A Living Tradition of East Asia
On Easter morning, 1935, on a mountainside in what is now North Korea, a fifteen-year-old boy named Mun Yong-myeong was praying when Jesus appeared to him. Jesus was weeping. He told the boy that his mission on Earth had been left unfinished — that the crucifixion had accomplished spiritual salvation but not physical salvation, that humanity remained trapped in a fallen lineage descending from a primordial sexual crime, and that someone must complete what he had begun. He asked the boy to accept this mission. The boy — who would later be known to the world as Sun Myung Moon — said yes.
Whether this happened as described is a question of faith. What is not a question of faith is the extraordinary movement that grew from that mountaintop: the Holy Spirit Association for the Unification of World Christianity (1954), later the Family Federation for World Peace and Unification — a global religious organization that at its height operated in nearly every country on Earth, conducted mass wedding ceremonies uniting thousands of couples at a time, built a media empire that included The Washington Times, mobilized anti-communist campaigns across three continents, and generated controversies so intense that the word "Moonie" entered the English language as a term of derision. The Unification Church is among the most successful, most hated, and least understood new religious movements of the modern era — and its relationship with Japan, where it found its largest financial base and caused its deepest wounds, is a story that illuminates the darkest possibilities of religious devotion.

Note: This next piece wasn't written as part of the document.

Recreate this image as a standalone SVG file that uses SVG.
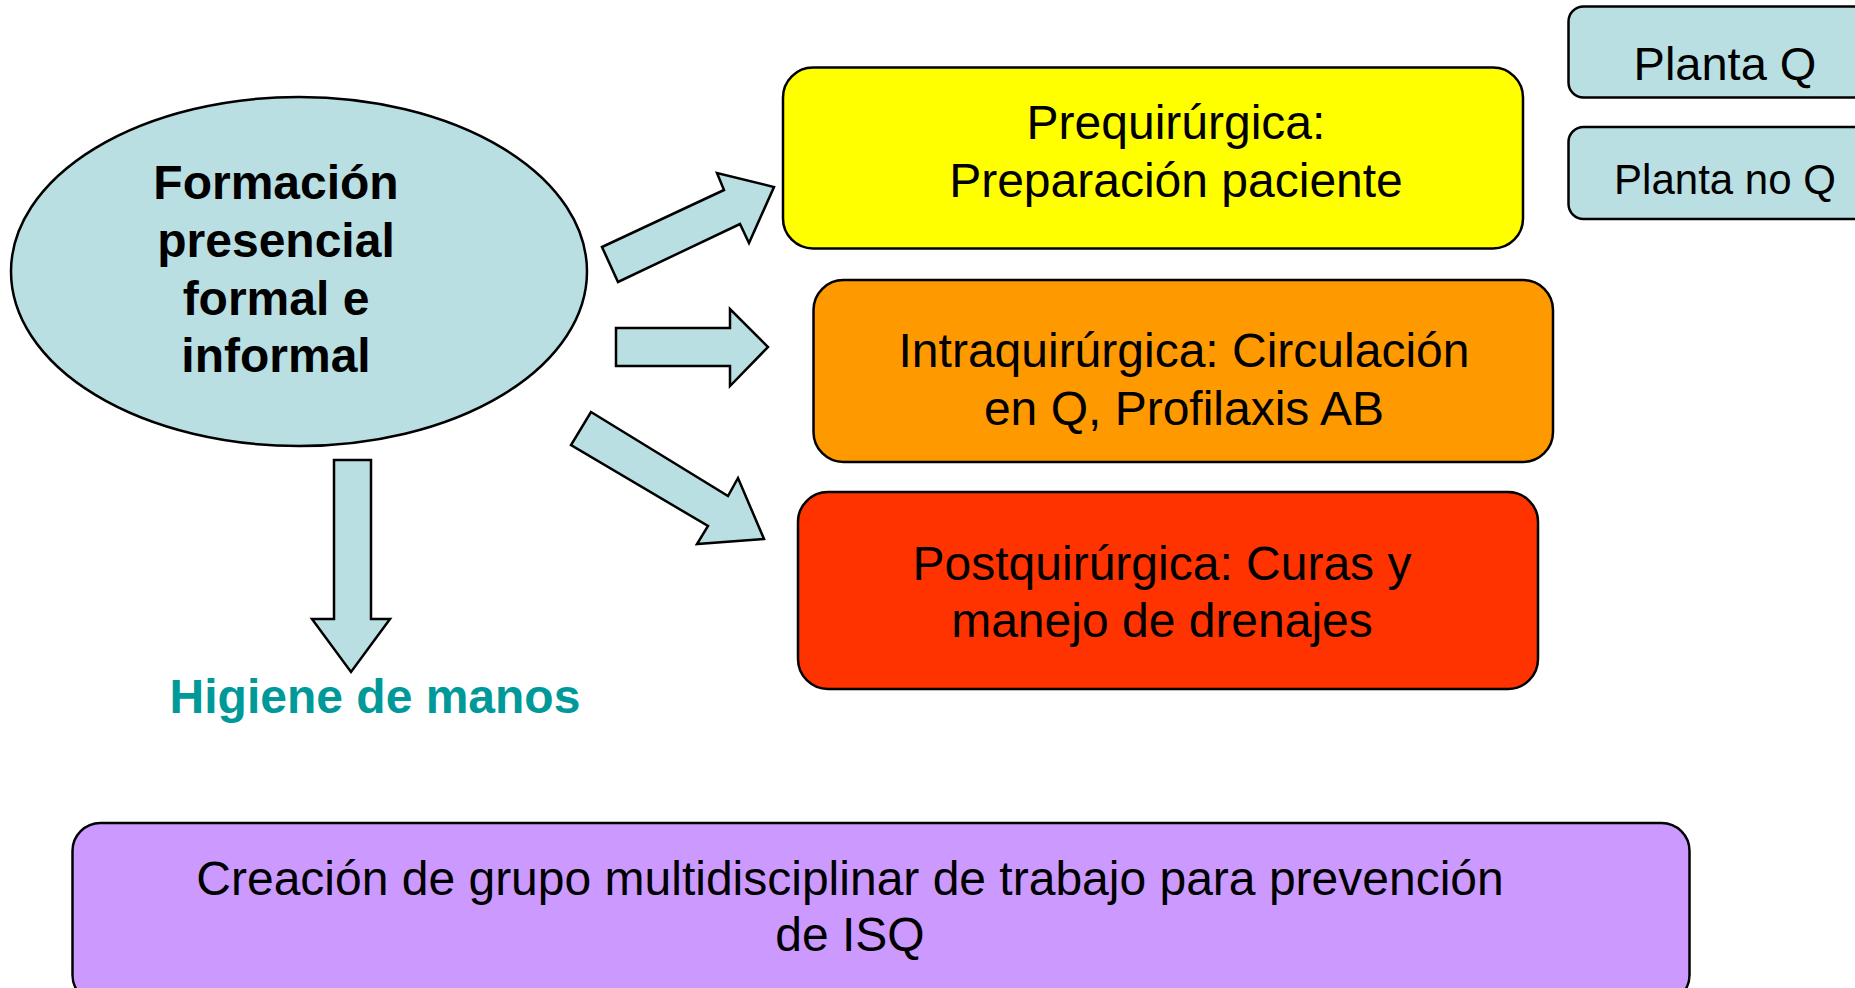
<svg xmlns="http://www.w3.org/2000/svg" width="1855" height="988" viewBox="0 0 1855 988">
<style>
.t{font-family:"Liberation Sans",Arial,sans-serif;fill:#000;text-anchor:middle}
.b{font-weight:bold}
.box{stroke:#000;stroke-width:2.5}
.arr{fill:#B9DFE3;stroke:#000;stroke-width:2.5;stroke-linejoin:miter}
</style>
<rect width="1855" height="988" fill="#fff"/>
<g id="formacion">
<ellipse cx="299" cy="271.5" rx="288" ry="174.5" fill="#B9DFE3" class="box"/>
<text class="t b" font-size="48" x="276" y="199">Formación</text>
<text class="t b" font-size="48" x="276" y="257">presencial</text>
<text class="t b" font-size="48" x="276" y="315">formal e</text>
<text class="t b" font-size="48" x="276" y="372">informal</text>
</g>
<g id="prequirurgica">
<rect x="783" y="67.5" width="740" height="181" rx="30" fill="#FFFF00" class="box"/>
<text class="t" font-size="48" x="1176" y="139">Prequirúrgica:</text>
<text class="t" font-size="48" x="1176" y="197">Preparación paciente</text>
</g>
<g id="intraquirurgica">
<rect x="813.5" y="280" width="739.5" height="182" rx="30" fill="#FF9900" class="box"/>
<text class="t" font-size="48" x="1184" y="367">Intraquirúrgica: Circulación</text>
<text class="t" font-size="48" x="1184" y="425">en Q, Profilaxis AB</text>
</g>
<g id="postquirurgica">
<rect x="798" y="492" width="740" height="197" rx="30" fill="#FF3300" class="box"/>
<text class="t" font-size="48" x="1162" y="580">Postquirúrgica: Curas y</text>
<text class="t" font-size="48" x="1162" y="637">manejo de drenajes</text>
</g>
<g id="planta-q">
<rect x="1568.5" y="6.5" width="320" height="91" rx="15" fill="#B9DFE3" class="box"/>
<text class="t" font-size="47" x="1725" y="80">Planta Q</text>
</g>
<g id="planta-no-q">
<rect x="1568.5" y="127" width="320" height="92" rx="15" fill="#B9DFE3" class="box"/>
<text class="t" font-size="42" x="1725" y="194">Planta no Q</text>
</g>
<g id="higiene">
<text class="t b" font-size="48" x="375" y="713" style="fill:#009999">Higiene de manos</text>
</g>
<g id="grupo">
<rect x="72.5" y="823" width="1617" height="180" rx="28" fill="#CC99FF" class="box"/>
<text class="t" font-size="48" x="850" y="895">Creación de grupo multidisciplinar de trabajo para prevención</text>
<text class="t" font-size="48" x="850" y="951">de ISQ</text>
</g>
<g id="connectors">
<polygon class="arr" points="602,247 724,190 717,173 774,187 749,243 740,224 618,282"/>
<polygon class="arr" points="616,328 730,328 730,309 768,347 730,386 730,366 616,366"/>
<polygon class="arr" points="591,412 728,496 738,478 764,539 697,544 708,526 571,445"/>
<polygon class="arr" points="334,460 371,460 371,619 390,619 351,672 312,619 334,619"/>
</g>
</svg>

I. The Founder — Sun Myung Moon and the Korean Christ
Sun Myung Moon (문선명, Mun Seon-myeong, 1920–2012) was born in what is now Jeongju, North Pyongan Province, North Korea. His family converted to Christianity — specifically to a strain of Korean Presbyterianism — when he was ten years old. This was not unusual: Christianity was spreading rapidly through Korea in the early twentieth century, fueled in part by its association with Korean independence from Japanese colonial rule. The Japanese colonial government suppressed Korean Christianity with varying degrees of severity; the church became, for many Koreans, a vehicle of national identity as much as spiritual belief.
Moon's early religious development took place in this charged atmosphere. Korea in the 1930s and 1940s was a hothouse of messianic Christianity — dozens of independent prophets and spiritual groups, many claiming direct revelations from Jesus, many centering on the belief that Korea had a special providential role in God's plan. Several of these groups — particularly those associated with the tradition of Jeong-do-gwan (正道館) and its network of charismatic prophets — would later be identified by scholars as the spiritual soil from which Moon's theology grew.
After the mountaintop experience, Moon spent years studying, praying, and reportedly undergoing severe spiritual trials. He attended university in Japan (Waseda University, studying electrical engineering) and returned to Korea, where he began teaching independently. His early followers gathered in Pyongyang after 1945, but Moon was arrested twice by the North Korean authorities — once in 1946 and again in 1948, when he was sentenced to five years in a labor camp at Heungnam. He was liberated by UN forces during the Korean War in 1950 and fled south with a group of followers.
In 1954, in Seoul, Moon formally established the Holy Spirit Association for the Unification of World Christianity (세계기독교통일신령협회) — the Unification Church. The core teaching was set out in the Divine Principle (原理講論, Wolli Gangnon), a systematic theology that would become the movement's scripture.
II. The Theology — The Divine Principle
The Divine Principle is one of the most intellectually ambitious theological systems produced by any new religious movement. It presents a comprehensive account of God's purpose, humanity's fall, the history of restoration, and the role of the messiah — all within a framework that synthesizes Korean Christian messianism, Confucian family ethics, and a theory of cosmic history that is both sweeping and internally consistent.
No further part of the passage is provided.